Site Admin, Skilled player (1236)
Joined: 4/17/2010
Posts: 11267
Location: RU
To be frank, bizhawk does provide an alternative to lua, it's called APIHawk. It's totally unused, but allows some neater stuff potentially, though it is about having compiled DLLs. https://github.com/Hathor86/HelloWorld_BizHawkTool.git Needs to be built for x64 to work with 2.x hawk. Currently the build and the src are in ExternalTools folder. I tested this in a few releases and it works only in 1.11.4. I think APIHawk has access to everything that bizhawk tools have access to. And we have this page now http://tasvideos.org/Bizhawk/LuaAlternatives.html
Warning: When making decisions, I try to collect as much data as possible before actually deciding. I try to abstract away and see the principles behind real world events and people's opinions. I try to generalize them and turn into something clear and reusable. I hate depending on unpredictable and having to make lottery guesses. Any problem can be solved by systems thinking and acting.
Player (96)
Joined: 12/12/2013
Posts: 376
Location: Russia
Alright. For sake of completeness, I've made some comparison. https://gist.github.com/realmonster/e7ceadff746750e795822e0a95f42eb1 It has 5 files: demolition_man_1_raw.lua - naive implementation of drawing collision overlay. demolition_man_2_ranges.lua - naive implementation but having tricky ranges calculation. demolition_man_3_loadlevel.lua - get rid of all memory_readsomething by loading whole level on Lua side. demolition_man_4_empty.lua - also mark empty tiles and tiles full of same color demolition_man_5_baked.lua - proposed solution Test: PC: my shitty laptop.
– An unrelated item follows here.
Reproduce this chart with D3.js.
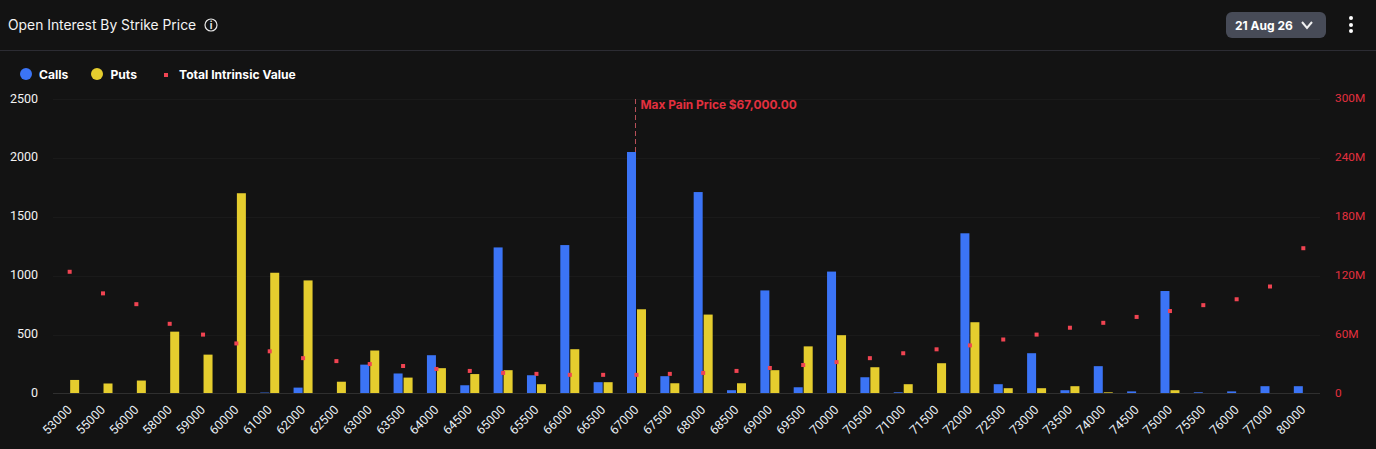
<!DOCTYPE html>
<html>
<head>
<meta charset="utf-8">
<script src="https://cdn.jsdelivr.net/npm/d3@7"></script>
<style>
  html, body { margin: 0; padding: 0; background: #131313; overflow: hidden; }
  text { font-family: "Inter", sans-serif; }
</style>
</head>
<body>
<div class="chart"></div>
<script>
const strikes = ["53000","55000","56000","58000","59000","60000","61000","62000","62500","63000","63500","64000","64500","65000","65500","66000","66500","67000","67500","68000","68500","69000","69500","70000","70500","71000","71500","72000","72500","73000","73500","74000","74500","75000","75500","76000","77000","80000"];
const calls = [0,0,0,0,0,0,8,50,0,245,170,325,70,1240,155,1260,96,2050,147,1710,28,875,53,1035,138,10,0,1360,79,342,28,232,18,870,10,18,62,62];
const puts = [115,85,110,525,330,1700,1025,960,100,365,135,215,165,198,79,376,96,715,87,670,87,198,400,495,223,79,257,605,45,45,62,10,0,28,0,0,0,0];
const intrinsic = [124,102,91,71,60,51,43,36,33,30,28,25,23,21,20,19,19,19,20,21,23,26,29,32,36,41,45,49,55,60,67,72,78,84,90,96,109,148];
const leftTicks = [0,500,1000,1500,2000,2500];
const rightTicks = [0,60,120,180,240,300];

const width = 1376, height = 449;
const plotLeft = 53, plotRight = 1320, plotTop = 99, plotBottom = 393.5;
const blue = "#3b74f6", yellow = "#e5cd2e", red = "#f04452", redText = "#e3303f";

const svg = d3.select(".chart").append("svg")
    .attr("width", width)
    .attr("height", height)
    .style("display", "block");

svg.append("rect").attr("width", width).attr("height", height).attr("fill", "#131313");

// header
svg.append("text").attr("x", 8).attr("y", 30).attr("fill", "#f4f4f4")
    .style("font-size", "13.85px").text("Open Interest By Strike Price");
svg.append("circle").attr("cx", 211).attr("cy", 25).attr("r", 6)
    .attr("fill", "none").attr("stroke", "#e8e8e8").attr("stroke-width", 1.2);
svg.append("text").attr("x", 211).attr("y", 29).attr("text-anchor", "middle").attr("fill", "#e8e8e8")
    .style("font-size", "10px").style("font-weight", 700).text("i");
svg.append("line").attr("x1", 0).attr("x2", width).attr("y1", 50.5).attr("y2", 50.5).attr("stroke", "#2c2c33");

// date selector and menu
svg.append("rect").attr("x", 1226).attr("y", 12).attr("width", 100).attr("height", 26).attr("rx", 6).attr("fill", "#474b57");
svg.append("text").attr("x", 1235).attr("y", 30).attr("fill", "#fff")
    .style("font-size", "12px").style("font-weight", 700).text("21 Aug 26");
svg.append("path").attr("d", d3.line()([[1302, 22], [1307, 28], [1312, 22]]))
    .attr("fill", "none").attr("stroke", "#f0f0f0").attr("stroke-width", 2);
svg.selectAll("circle.dot").data([18, 25, 31]).enter().append("circle")
    .attr("class", "dot").attr("cx", 1351).attr("cy", d => d).attr("r", 2).attr("fill", "#fff");

// legend
const legendFont = "12.1px";
svg.append("circle").attr("cx", 26).attr("cy", 74).attr("r", 6).attr("fill", blue);
svg.append("text").attr("x", 39).attr("y", 79).attr("fill", "#fff").style("font-size", legendFont).style("font-weight", 700).text("Calls");
svg.append("circle").attr("cx", 97).attr("cy", 74).attr("r", 6).attr("fill", yellow);
svg.append("text").attr("x", 110.5).attr("y", 79).attr("fill", "#fff").style("font-size", legendFont).style("font-weight", 700).text("Puts");
svg.append("rect").attr("x", 164).attr("y", 73).attr("width", 4).attr("height", 4).attr("fill", red);
svg.append("text").attr("x", 179).attr("y", 79).attr("fill", "#fff").style("font-size", legendFont).style("font-weight", 700).text("Total Intrinsic Value");

// scales
const xScale = d3.scaleBand().domain(strikes).range([plotLeft, plotRight]);
const yScale = d3.scaleLinear().domain([0, 2500]).range([plotBottom, plotTop]);
const y2Scale = d3.scaleLinear().domain([0, 300]).range([plotBottom, plotTop]);
const barWidth = 9;

// grid
svg.selectAll("line.grid").data(leftTicks.slice(1)).enter().append("line")
    .attr("class", "grid")
    .attr("x1", plotLeft).attr("x2", plotRight)
    .attr("y1", d => Math.round(yScale(d)) + 0.5).attr("y2", d => Math.round(yScale(d)) + 0.5)
    .attr("stroke", "#1a1a1a");

// bars
svg.selectAll("rect.call").data(calls).enter().append("rect")
    .attr("class", "call")
    .attr("x", (d, i) => xScale(strikes[i]) + xScale.bandwidth() / 2 - barWidth - 0.5)
    .attr("width", barWidth)
    .attr("y", d => yScale(d))
    .attr("height", d => plotBottom - yScale(d))
    .attr("fill", blue);
svg.selectAll("rect.put").data(puts).enter().append("rect")
    .attr("class", "put")
    .attr("x", (d, i) => xScale(strikes[i]) + xScale.bandwidth() / 2 + 0.5)
    .attr("width", barWidth)
    .attr("y", d => yScale(d))
    .attr("height", d => plotBottom - yScale(d))
    .attr("fill", yellow);

// baseline
svg.append("line").attr("x1", plotLeft).attr("x2", plotRight).attr("y1", plotBottom).attr("y2", plotBottom)
    .attr("stroke", "#2f2f2f").attr("stroke-width", 1);

// intrinsic value points
svg.selectAll("rect.iv").data(intrinsic).enter().append("rect")
    .attr("class", "iv")
    .attr("x", (d, i) => xScale(strikes[i]) + xScale.bandwidth() / 2 - 2)
    .attr("y", d => y2Scale(d) - 2)
    .attr("width", 4).attr("height", 4)
    .attr("fill", red);

// max pain marker
const maxPainX = xScale("67000") + xScale.bandwidth() / 2 - 1;
svg.append("line").attr("x1", maxPainX).attr("x2", maxPainX).attr("y1", plotTop).attr("y2", yScale(calls[strikes.indexOf("67000")]))
    .attr("stroke", "#b9505a").attr("stroke-dasharray", "5 3");
svg.append("text").attr("x", maxPainX + 5).attr("y", 109).attr("fill", redText)
    .style("font-size", "11.9px").style("font-weight", 700).text("Max Pain Price $67,000.00");

// axes
const yAxisLeft = d3.axisLeft(yScale).tickValues(leftTicks).tickFormat(d3.format("d")).tickSize(0).tickPadding(0);
const gLeft = svg.append("g").attr("transform", "translate(38,-1)").call(yAxisLeft);
gLeft.select(".domain").remove();
gLeft.selectAll("text").attr("fill", "#f2f2f2").style("font-size", "12.5px").style("font-family", "Roboto");

const yAxisRight = d3.axisRight(y2Scale).tickValues(rightTicks).tickFormat(d => d === 0 ? "0" : d + "M").tickSize(0).tickPadding(0);
const gRight = svg.append("g").attr("transform", "translate(1335,-1)").call(yAxisRight);
gRight.select(".domain").remove();
gRight.selectAll("text").attr("fill", redText).style("font-size", "11.8px").style("font-family", "Roboto");

const xAxis = d3.axisBottom(xScale).tickSize(0).tickPadding(0);
const gX = svg.append("g").attr("transform", "translate(0," + plotBottom + ")").call(xAxis);
gX.select(".domain").remove();
gX.selectAll("text")
    .attr("fill", "#e8eef4")
    .attr("text-anchor", "end")
    .attr("dy", 0)
    .attr("y", 0)
    .attr("transform", "translate(3,17) rotate(-45)")
    .style("font-size", "12.5px")
    .style("font-family", "Roboto");
</script>
</body>
</html>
Bizhawk 1.13.2 First level, first floors. FPS: 1-2, 1-2, 6-7, 6-8, 60 - Bang.
Skilled player (1706)
Joined: 9/17/2009
Posts: 4952
Location: ̶C̶a̶n̶a̶d̶a̶ "Kanatah"
This looks fantastic, but looking at the example code, it becomes progressively harder to understand. Is there a way to semiautomaticly convert from the 1st approach to the last file, so I can add more features to the script in a easier to understand format, then optimize it later? Alternatively deoptimize it to change a function, then reoptimize it again ?
Player (96)
Joined: 12/12/2013
Posts: 376
Location: Russia
Sadly there is no automatic way to optimize it in this way. You have to know game mechanics and tune it. The whole idea is to bake building blocks of level into premade functions. Someone should find out what are building blocks, and how they should be baked.